Bref, le portrait d’homme d’État accompli signé Attali traduit un aveuglement sinistre ; et la volonté de poser un voile de camouflage sur une réalité qui fragilise la statue du commandeur.
Le culte de soi comme seule foi
Qu’on se le dise ! Rien d’important dans ce pays ne peut exister sans l’entremise de Jacques Attali, sans l’assentiment de Jacques Attali. Rien d’important ne peut avoir cours sans la bénédiction du pontife.
Jacques Attali se croyait seul au firmament du génie humain d’où il consent à distiller ses lumières. Et soudain il voit monter « un gamin » qui veut s’asseoir non pas à coté de lui, ce qui ressemble déjà à un déni d’autorité, mais au-dessus de lui, ce qui devient un crime de lèse-majesté.

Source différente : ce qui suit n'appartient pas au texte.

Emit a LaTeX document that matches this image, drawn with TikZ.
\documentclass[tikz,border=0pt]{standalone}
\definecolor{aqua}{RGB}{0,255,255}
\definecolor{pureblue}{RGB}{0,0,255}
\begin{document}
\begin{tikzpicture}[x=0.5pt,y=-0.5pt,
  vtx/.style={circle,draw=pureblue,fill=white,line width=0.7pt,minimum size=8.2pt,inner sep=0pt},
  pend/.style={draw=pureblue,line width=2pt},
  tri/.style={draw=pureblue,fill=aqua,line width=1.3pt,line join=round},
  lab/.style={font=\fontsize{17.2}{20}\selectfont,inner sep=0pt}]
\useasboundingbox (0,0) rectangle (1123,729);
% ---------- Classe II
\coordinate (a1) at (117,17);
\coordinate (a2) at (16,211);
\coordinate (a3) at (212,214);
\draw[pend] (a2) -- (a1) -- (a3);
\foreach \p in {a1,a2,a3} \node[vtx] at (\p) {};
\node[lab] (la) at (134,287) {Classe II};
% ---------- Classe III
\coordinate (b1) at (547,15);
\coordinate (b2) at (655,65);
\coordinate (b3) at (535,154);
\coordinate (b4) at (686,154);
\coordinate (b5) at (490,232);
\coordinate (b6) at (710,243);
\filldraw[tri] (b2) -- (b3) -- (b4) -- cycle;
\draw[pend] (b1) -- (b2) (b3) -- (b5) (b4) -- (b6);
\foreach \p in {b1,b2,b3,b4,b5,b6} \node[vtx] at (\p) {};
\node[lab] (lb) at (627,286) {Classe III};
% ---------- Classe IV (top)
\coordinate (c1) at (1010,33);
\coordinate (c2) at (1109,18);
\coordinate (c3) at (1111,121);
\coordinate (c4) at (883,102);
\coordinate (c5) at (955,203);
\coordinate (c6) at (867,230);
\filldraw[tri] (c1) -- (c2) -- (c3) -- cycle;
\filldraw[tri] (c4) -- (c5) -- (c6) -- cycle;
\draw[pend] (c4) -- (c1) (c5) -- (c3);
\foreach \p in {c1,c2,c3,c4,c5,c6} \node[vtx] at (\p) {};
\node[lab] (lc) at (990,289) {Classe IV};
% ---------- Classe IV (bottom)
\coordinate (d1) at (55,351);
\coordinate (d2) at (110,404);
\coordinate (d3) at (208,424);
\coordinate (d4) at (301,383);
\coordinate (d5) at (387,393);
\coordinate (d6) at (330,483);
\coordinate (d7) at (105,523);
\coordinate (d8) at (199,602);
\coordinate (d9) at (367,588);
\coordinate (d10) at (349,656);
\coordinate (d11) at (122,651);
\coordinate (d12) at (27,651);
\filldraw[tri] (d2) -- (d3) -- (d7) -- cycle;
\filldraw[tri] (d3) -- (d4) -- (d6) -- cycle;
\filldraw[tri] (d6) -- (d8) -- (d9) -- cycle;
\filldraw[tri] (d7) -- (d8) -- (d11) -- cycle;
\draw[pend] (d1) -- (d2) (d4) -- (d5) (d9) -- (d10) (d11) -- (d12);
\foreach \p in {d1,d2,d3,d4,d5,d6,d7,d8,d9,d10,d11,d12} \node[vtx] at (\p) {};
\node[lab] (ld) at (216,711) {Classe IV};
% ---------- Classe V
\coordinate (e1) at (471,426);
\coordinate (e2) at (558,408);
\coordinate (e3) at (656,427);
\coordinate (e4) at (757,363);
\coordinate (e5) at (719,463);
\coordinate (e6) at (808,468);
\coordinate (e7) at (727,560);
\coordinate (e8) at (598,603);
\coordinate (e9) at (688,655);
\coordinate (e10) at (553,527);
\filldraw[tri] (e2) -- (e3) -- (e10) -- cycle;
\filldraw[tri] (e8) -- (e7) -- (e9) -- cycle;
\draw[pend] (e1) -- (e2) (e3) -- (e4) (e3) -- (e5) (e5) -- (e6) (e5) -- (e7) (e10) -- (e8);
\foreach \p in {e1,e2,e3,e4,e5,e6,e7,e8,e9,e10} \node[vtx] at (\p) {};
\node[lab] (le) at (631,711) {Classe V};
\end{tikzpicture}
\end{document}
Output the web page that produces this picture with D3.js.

Perspective insupportable pour celui dont le culte de soi est la seule foi.
Au-dessus de lui car il y a une différence notable, essentielle, entre Jacques Attali et Emmanuel Macron. L’un adore abreuver le monde de conseils qu’il n’aura pas à mettre en œuvre, dont il n’aura en aucun cas à assumer les conséquences. L’autre veut surtout mettre en œuvre lui-même ses propres préconisations, expression d’un sens aigu des responsabilités. L’un sait toujours ce qu’il faut faire (comprendre, ce que les autres doivent faire). L’autre sait, lui, que les conseilleurs ne sont pas les payeurs et que la meilleure manière de faire de la politique est de faire soi-même ce qu’on dit.
Votre vision du monde est datée Monsieur Attali, sclérosée. Quand on a conseillé le président Mitterrand qui fait voter la semaine de 39 heures plus la 5e semaine de congés payés plus la retraite à 60 ans alors que dans les autres pays développés on commence à envisager de repousser l’age de la retraite, on est en droit de se poser des questions sur la perspicacité du visionnaire.
Allez maitre Jacques, faites-vous une raison : l’humanité vous survivra.